Korman died Thursday in Los Angeles of complications from the rupture of an abdominal aortic aneurysm four months ago, his family said. He was 81.
Korman, a native of Chicago, was a character actor from the beginning, playing the butler in a seventh-grade production of "Heidi." In high school, he was active in drama club and, after graduating, he enlisted in the Navy during World War II. After the war, Korman returned to Chicago, where his high school drama teacher recommended him for further study at Goodman.
He gained his first extended TV exposure as a regular for four seasons on "The Danny Kaye Show" in the early '60s. His also did voice-over work on "Tom and Jerry" and as the Great Gazoo on "The Flintstones."
But he came into his own in 1967, when he joined Burnett's CBS variety show. He won four Emmys and a Golden Globe for his work and became famous for trying, and usually failing, to keep a straight face when confronted with the antics of frequent sketch partner Tim Conway.
"You learn to work fast," Korman once said, describing the art of sketch comedy. "Yet it has to have two elements: It has to have truth to it, and it has to be funny."
Burnett and Korman spoofed classic movies such as "Gone With the Wind" and soap operas such as "As the World Turns," which they dubbed "As the Stomach Turns." They also teamed up as Ed and Eunice, a bickering married couple who were at odds with the wife's mother (Vicki Lawrence).

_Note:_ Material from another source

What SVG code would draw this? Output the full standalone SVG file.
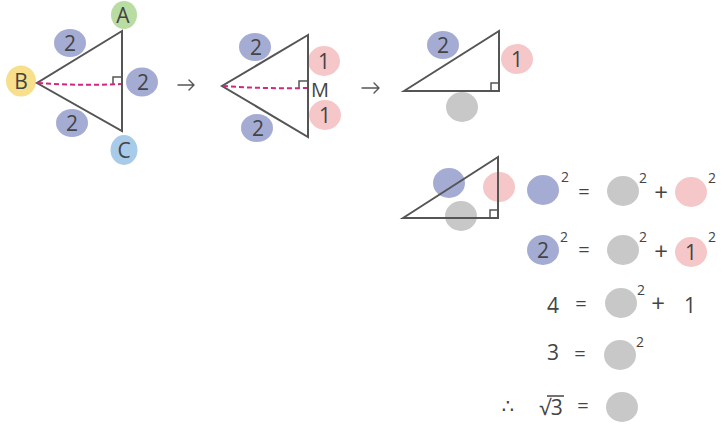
<svg xmlns="http://www.w3.org/2000/svg" width="728" height="425" viewBox="0 0 728 425">
<defs>
<style>
.bg{fill:#ffffff}
.blue{fill:#a5acd4}
.pink{fill:#f5c7c8}
.gray{fill:#c8c8c8}
.green{fill:#b9dca3}
.yellow{fill:#f7df8c}
.lblue{fill:#a7cbe8}
.edge{fill:none;stroke:#555555;stroke-width:2;stroke-linejoin:miter}
.ra{fill:none;stroke:#555555;stroke-width:1.5}
.dash{fill:none;stroke:#cc2a7f;stroke-width:2;stroke-dasharray:5 3}
.arr{fill:none;stroke:#555555;stroke-width:1.4;stroke-linecap:round;stroke-linejoin:round}
.vin{fill:none;stroke:#444444;stroke-width:1.5}
text{font-family:"Open Sans","DejaVu Sans",sans-serif;fill:#444444;text-anchor:middle}
.t{font-size:21px}
.L{font-size:21px}
.sup{font-size:14px}
.op{font-size:20px}
.pl{font-size:24px}
</style>
</defs>
<rect class="bg" x="0" y="0" width="728" height="425"/>

<g id="connectors">
<path class="arr" d="M178,85 H194 M189,80 L194,85 L189,90"/>
<path class="arr" d="M362,88 H379 M374,83 L379,88 L374,93"/>
</g>

<g id="triangle-ABC">
<ellipse class="green" cx="124" cy="15" rx="13" ry="14"/>
<ellipse class="yellow" cx="21" cy="81" rx="15" ry="15.5"/>
<ellipse class="lblue" cx="124" cy="150" rx="13.5" ry="15"/>
<ellipse class="blue" cx="70" cy="43" rx="16" ry="14"/>
<ellipse class="blue" cx="142" cy="82" rx="16" ry="14.5"/>
<ellipse class="blue" cx="72" cy="123" rx="16" ry="14"/>
<path class="edge" d="M122,31 L37,83 L122,131 Z"/>
<path class="ra" d="M113,84 V77 H121"/>
<path class="dash" d="M38,83 Q80,86 121,84"/>
<text class="L" x="123" y="23">A</text>
<text class="L" x="21" y="89">B</text>
<text class="L" x="124" y="158">C</text>
<text class="t" x="70" y="51">2</text>
<text class="t" x="143" y="90">2</text>
<text class="t" x="72" y="131">2</text>
</g>

<g id="triangle-split">
<ellipse class="blue" cx="255" cy="47" rx="16" ry="14"/>
<ellipse class="blue" cx="257" cy="128" rx="16" ry="14"/>
<ellipse class="pink" cx="324" cy="61" rx="16" ry="15"/>
<ellipse class="pink" cx="325" cy="115" rx="16" ry="15"/>
<path class="edge" d="M308,35 L222,86 L308,137 Z"/>
<path class="ra" d="M299,88 V81 H307"/>
<path class="dash" d="M223,86 Q265,89 307,88"/>
<text class="t" x="256" y="55">2</text>
<text class="t" x="258" y="136">2</text>
<text class="t" x="324" y="69">1</text>
<text class="t" x="325" y="123">1</text>
<text class="op" x="320" y="97">M</text>
</g>

<g id="triangle-right">
<ellipse class="blue" cx="443" cy="45" rx="16" ry="14"/>
<ellipse class="pink" cx="517" cy="59" rx="16" ry="15"/>
<ellipse class="gray" cx="462" cy="107" rx="16" ry="15"/>
<path class="edge" d="M404,91 L499,31 L499,91 Z"/>
<path class="ra" d="M491,91 V83 H499"/>
<text class="t" x="443" y="53">2</text>
<text class="t" x="517" y="67">1</text>
</g>

<g id="triangle-blank">
<ellipse class="blue" cx="449" cy="183" rx="16" ry="15"/>
<ellipse class="pink" cx="499" cy="187" rx="16" ry="15"/>
<ellipse class="gray" cx="461" cy="216" rx="16" ry="15"/>
<path class="edge" d="M403,218 L498,157 L498,218 Z"/>
<path class="ra" d="M490,218 V210 H498"/>
</g>

<g id="eq1">
<ellipse class="blue" cx="543" cy="190" rx="16" ry="15"/>
<text class="sup" x="565" y="182">2</text>
<text class="op" x="584" y="199">=</text>
<ellipse class="gray" cx="623" cy="191" rx="16" ry="15"/>
<text class="sup" x="643" y="183">2</text>
<text class="pl" x="661" y="201">+</text>
<ellipse class="pink" cx="691" cy="192" rx="16" ry="15"/>
<text class="sup" x="712" y="183">2</text>
</g>

<g id="eq2">
<ellipse class="blue" cx="543" cy="250" rx="16" ry="15"/>
<text class="t" x="543" y="258">2</text>
<text class="sup" x="564" y="242">2</text>
<text class="op" x="584" y="257">=</text>
<ellipse class="gray" cx="623" cy="250" rx="16" ry="15"/>
<text class="sup" x="643" y="242">2</text>
<text class="pl" x="661" y="260">+</text>
<ellipse class="pink" cx="691" cy="252" rx="16" ry="15"/>
<text class="t" x="691" y="260">1</text>
<text class="sup" x="712" y="242">2</text>
</g>

<g id="eq3">
<text class="t" x="553" y="313">4</text>
<text class="op" x="581" y="311">=</text>
<ellipse class="gray" cx="621" cy="303" rx="16" ry="15"/>
<text class="sup" x="641" y="295">2</text>
<text class="pl" x="658" y="312">+</text>
<text class="t" x="690" y="313">1</text>
</g>

<g id="eq4">
<text class="t" x="553" y="360">3</text>
<text class="op" x="580" y="361">=</text>
<ellipse class="gray" cx="620" cy="355" rx="16" ry="15"/>
<text class="sup" x="640" y="347">2</text>
</g>

<g id="eq5">
<text class="op" x="508" y="413">∴</text>
<text class="t" x="551" y="415">√3</text>
<path class="vin" d="M547,396 H564"/>
<text class="op" x="583" y="413">=</text>
<ellipse class="gray" cx="622" cy="407" rx="16" ry="15"/>
</g>
</svg>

Although he never found the same success on TV once he left "Burnett" in 1977, Korman worked steadily in a number of TV series. He hosted "The Harvey Korman Show" in 1978 and was a regular on "The Tim Conway Show" in 1980-81. In the mid-'80s, he reprised his "Burnett" Ed role in the NBC comedy "Mama's Family."
Korman was a favorite of Mel Brooks and worked with the director in four films, including his memorable turn as the leering Hedley Lamarr in 1974's "Blazing Saddles."
His other film credits include 1979's "Americathon" and 1982's "The Trail of the Pink Panther."
"It takes a certain type of person to be a television star," he said in an interview in 2005. "I didn't have whatever that is. I come across as kind of snobbish and maybe a little too bright.
"Give me something bizarre to play or put me in a dress and I'm fine."